▼

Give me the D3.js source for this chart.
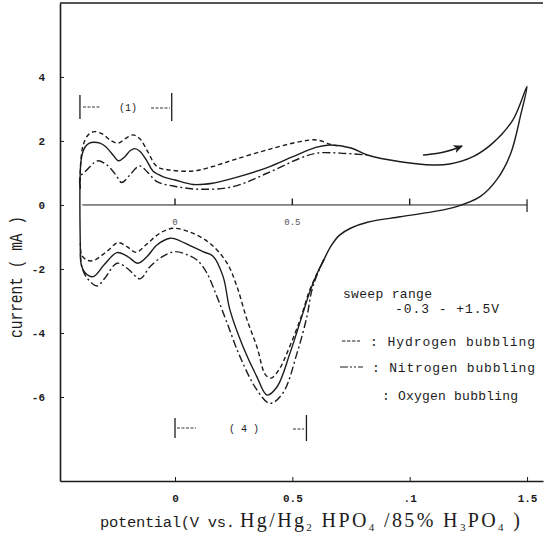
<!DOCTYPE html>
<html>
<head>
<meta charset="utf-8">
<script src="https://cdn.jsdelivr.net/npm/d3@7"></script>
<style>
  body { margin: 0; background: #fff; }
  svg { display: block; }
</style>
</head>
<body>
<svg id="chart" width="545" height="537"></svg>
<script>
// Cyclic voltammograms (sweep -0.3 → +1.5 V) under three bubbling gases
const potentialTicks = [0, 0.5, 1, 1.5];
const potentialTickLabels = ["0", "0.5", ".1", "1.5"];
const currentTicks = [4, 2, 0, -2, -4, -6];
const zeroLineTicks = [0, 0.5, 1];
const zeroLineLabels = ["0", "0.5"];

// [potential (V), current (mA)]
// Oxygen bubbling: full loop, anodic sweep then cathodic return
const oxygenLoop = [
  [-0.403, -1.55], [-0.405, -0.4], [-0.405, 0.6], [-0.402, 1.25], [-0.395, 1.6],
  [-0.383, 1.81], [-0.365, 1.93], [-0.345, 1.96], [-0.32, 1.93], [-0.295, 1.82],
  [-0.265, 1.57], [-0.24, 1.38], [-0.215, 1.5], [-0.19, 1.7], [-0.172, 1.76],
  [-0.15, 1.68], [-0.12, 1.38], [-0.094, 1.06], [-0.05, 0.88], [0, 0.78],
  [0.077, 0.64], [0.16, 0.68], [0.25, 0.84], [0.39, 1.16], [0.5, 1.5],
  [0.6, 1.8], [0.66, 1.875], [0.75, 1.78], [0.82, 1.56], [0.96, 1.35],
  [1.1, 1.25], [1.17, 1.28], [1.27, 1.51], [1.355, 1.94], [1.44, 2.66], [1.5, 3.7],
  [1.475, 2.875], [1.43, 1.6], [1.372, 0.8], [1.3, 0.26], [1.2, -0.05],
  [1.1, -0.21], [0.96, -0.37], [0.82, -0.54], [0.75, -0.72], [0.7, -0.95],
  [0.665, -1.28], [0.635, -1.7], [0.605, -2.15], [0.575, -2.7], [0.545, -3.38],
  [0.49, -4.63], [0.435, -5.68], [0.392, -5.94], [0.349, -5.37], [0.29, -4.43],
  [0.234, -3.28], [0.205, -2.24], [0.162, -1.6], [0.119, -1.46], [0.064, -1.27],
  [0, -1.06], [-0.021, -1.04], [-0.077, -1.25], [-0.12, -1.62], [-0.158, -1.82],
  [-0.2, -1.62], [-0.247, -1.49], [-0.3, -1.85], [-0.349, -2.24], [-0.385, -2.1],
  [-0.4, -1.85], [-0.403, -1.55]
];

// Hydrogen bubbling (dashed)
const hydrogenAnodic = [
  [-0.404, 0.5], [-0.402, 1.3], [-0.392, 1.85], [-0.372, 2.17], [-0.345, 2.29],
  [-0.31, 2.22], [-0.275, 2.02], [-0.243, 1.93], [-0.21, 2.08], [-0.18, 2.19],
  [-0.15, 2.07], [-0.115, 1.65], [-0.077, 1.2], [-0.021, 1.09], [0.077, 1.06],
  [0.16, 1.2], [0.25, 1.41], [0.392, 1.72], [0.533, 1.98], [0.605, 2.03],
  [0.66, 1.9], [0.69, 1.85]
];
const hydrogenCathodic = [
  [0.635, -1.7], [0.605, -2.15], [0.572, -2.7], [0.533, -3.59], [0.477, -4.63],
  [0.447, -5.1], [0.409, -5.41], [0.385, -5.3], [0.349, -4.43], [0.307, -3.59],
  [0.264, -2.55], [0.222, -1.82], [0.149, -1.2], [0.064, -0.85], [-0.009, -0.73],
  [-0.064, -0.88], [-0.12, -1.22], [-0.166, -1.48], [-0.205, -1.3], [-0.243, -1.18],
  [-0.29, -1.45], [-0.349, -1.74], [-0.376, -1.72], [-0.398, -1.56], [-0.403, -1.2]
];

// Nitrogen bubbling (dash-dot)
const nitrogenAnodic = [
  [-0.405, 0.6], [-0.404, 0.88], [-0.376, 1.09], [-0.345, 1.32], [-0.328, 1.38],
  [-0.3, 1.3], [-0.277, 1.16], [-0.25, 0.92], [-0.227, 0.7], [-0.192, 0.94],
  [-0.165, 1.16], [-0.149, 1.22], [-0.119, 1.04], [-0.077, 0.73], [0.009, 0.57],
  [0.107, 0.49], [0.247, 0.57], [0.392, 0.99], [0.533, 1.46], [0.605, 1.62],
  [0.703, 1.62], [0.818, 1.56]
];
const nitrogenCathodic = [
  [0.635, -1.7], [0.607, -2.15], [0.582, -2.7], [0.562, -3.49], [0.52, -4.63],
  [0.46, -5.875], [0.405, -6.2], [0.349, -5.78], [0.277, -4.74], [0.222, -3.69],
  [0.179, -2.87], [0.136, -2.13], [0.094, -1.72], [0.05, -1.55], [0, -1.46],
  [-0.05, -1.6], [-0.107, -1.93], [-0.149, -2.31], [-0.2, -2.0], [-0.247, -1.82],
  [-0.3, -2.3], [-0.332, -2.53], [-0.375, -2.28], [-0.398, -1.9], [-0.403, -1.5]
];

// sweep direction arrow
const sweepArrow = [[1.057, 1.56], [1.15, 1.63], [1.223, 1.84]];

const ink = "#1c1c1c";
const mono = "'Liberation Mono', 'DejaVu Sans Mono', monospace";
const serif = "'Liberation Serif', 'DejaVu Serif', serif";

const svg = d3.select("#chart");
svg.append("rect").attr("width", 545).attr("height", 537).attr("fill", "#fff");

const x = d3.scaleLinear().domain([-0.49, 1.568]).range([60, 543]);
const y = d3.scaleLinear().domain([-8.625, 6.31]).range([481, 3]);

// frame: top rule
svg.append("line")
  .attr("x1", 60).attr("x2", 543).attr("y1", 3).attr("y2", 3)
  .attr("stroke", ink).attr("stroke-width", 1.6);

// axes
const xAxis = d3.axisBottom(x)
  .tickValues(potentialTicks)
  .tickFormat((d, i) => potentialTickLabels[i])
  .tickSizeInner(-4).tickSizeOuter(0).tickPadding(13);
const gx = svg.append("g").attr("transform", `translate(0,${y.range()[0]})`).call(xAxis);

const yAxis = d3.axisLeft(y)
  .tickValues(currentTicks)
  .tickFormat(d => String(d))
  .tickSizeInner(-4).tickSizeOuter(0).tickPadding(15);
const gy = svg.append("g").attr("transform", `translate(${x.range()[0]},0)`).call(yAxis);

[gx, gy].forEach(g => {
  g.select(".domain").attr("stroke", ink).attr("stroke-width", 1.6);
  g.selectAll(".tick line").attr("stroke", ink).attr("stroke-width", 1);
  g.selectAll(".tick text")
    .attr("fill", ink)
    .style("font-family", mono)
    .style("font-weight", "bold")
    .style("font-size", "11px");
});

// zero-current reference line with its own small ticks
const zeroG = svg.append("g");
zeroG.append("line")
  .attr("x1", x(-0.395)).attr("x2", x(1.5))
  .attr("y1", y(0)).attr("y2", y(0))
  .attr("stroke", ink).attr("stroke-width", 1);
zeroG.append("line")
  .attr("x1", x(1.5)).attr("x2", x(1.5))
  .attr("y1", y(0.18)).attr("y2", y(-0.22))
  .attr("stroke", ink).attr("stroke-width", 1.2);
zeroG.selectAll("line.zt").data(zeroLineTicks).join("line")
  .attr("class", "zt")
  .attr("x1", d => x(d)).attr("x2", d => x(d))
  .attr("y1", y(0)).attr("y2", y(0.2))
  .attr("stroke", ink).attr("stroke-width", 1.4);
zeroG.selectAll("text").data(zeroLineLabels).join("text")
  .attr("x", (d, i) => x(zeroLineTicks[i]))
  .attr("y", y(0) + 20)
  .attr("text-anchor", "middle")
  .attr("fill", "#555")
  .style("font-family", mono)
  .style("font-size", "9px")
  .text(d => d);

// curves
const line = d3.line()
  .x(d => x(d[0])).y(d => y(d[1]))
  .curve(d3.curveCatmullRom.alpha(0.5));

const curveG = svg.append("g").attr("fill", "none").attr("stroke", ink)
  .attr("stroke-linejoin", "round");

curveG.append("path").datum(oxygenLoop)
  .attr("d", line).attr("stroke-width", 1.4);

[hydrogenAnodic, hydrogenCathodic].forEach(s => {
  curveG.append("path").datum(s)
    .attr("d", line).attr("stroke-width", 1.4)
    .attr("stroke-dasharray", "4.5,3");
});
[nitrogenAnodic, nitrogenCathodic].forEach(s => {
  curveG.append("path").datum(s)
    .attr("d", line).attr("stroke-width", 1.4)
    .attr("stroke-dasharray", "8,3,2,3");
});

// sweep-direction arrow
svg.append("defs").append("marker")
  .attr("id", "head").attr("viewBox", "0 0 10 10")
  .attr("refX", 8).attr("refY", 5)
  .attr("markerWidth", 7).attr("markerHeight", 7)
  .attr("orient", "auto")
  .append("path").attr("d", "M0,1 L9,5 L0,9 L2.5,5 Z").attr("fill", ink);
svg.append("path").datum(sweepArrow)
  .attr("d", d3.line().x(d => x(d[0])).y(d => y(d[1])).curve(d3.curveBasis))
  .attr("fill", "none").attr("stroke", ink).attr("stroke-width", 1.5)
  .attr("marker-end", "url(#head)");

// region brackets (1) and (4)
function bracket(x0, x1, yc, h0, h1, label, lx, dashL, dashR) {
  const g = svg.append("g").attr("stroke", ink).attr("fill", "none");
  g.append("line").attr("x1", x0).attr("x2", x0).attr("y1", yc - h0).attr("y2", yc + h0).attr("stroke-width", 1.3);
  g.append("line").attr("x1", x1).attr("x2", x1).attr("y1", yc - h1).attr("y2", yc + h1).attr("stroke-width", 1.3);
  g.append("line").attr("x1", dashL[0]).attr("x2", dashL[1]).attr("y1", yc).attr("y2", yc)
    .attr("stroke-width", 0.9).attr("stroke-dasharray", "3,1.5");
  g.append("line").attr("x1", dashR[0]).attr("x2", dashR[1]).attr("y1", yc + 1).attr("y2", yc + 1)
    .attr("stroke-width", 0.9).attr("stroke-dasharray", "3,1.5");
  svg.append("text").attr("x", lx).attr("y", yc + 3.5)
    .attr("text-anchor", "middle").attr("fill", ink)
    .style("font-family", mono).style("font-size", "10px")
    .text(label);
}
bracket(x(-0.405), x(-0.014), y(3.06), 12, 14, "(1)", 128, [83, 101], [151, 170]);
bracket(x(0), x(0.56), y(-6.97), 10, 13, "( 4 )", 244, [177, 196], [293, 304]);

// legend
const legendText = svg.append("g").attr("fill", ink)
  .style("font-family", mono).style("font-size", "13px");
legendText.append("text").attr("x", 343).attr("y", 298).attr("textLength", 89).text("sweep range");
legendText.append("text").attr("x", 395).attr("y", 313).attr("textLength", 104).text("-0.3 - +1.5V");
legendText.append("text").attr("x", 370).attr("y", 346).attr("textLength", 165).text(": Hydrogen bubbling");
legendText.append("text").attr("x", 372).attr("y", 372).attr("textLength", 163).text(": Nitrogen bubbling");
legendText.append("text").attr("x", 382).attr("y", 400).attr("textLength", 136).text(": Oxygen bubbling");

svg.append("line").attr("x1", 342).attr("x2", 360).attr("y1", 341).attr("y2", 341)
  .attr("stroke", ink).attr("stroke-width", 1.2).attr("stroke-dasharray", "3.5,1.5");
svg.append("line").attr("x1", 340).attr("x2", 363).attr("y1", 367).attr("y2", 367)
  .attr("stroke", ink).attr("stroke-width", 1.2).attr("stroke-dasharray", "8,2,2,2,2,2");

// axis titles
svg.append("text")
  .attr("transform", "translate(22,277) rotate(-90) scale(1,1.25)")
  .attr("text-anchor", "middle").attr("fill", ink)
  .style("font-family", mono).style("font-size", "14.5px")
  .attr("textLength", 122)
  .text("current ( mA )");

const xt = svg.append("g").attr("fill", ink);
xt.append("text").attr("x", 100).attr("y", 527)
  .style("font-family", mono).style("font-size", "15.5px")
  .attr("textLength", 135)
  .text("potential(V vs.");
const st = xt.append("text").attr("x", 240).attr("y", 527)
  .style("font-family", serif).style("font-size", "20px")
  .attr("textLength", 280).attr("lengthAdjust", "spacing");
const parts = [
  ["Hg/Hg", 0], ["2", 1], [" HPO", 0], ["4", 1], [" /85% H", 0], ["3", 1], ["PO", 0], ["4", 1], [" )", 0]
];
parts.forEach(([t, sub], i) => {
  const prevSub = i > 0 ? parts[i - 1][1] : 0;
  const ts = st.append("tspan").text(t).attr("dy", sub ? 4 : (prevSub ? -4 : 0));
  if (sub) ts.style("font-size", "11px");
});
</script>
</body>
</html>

▲

Report only the number of lines that hold the word "chart".

3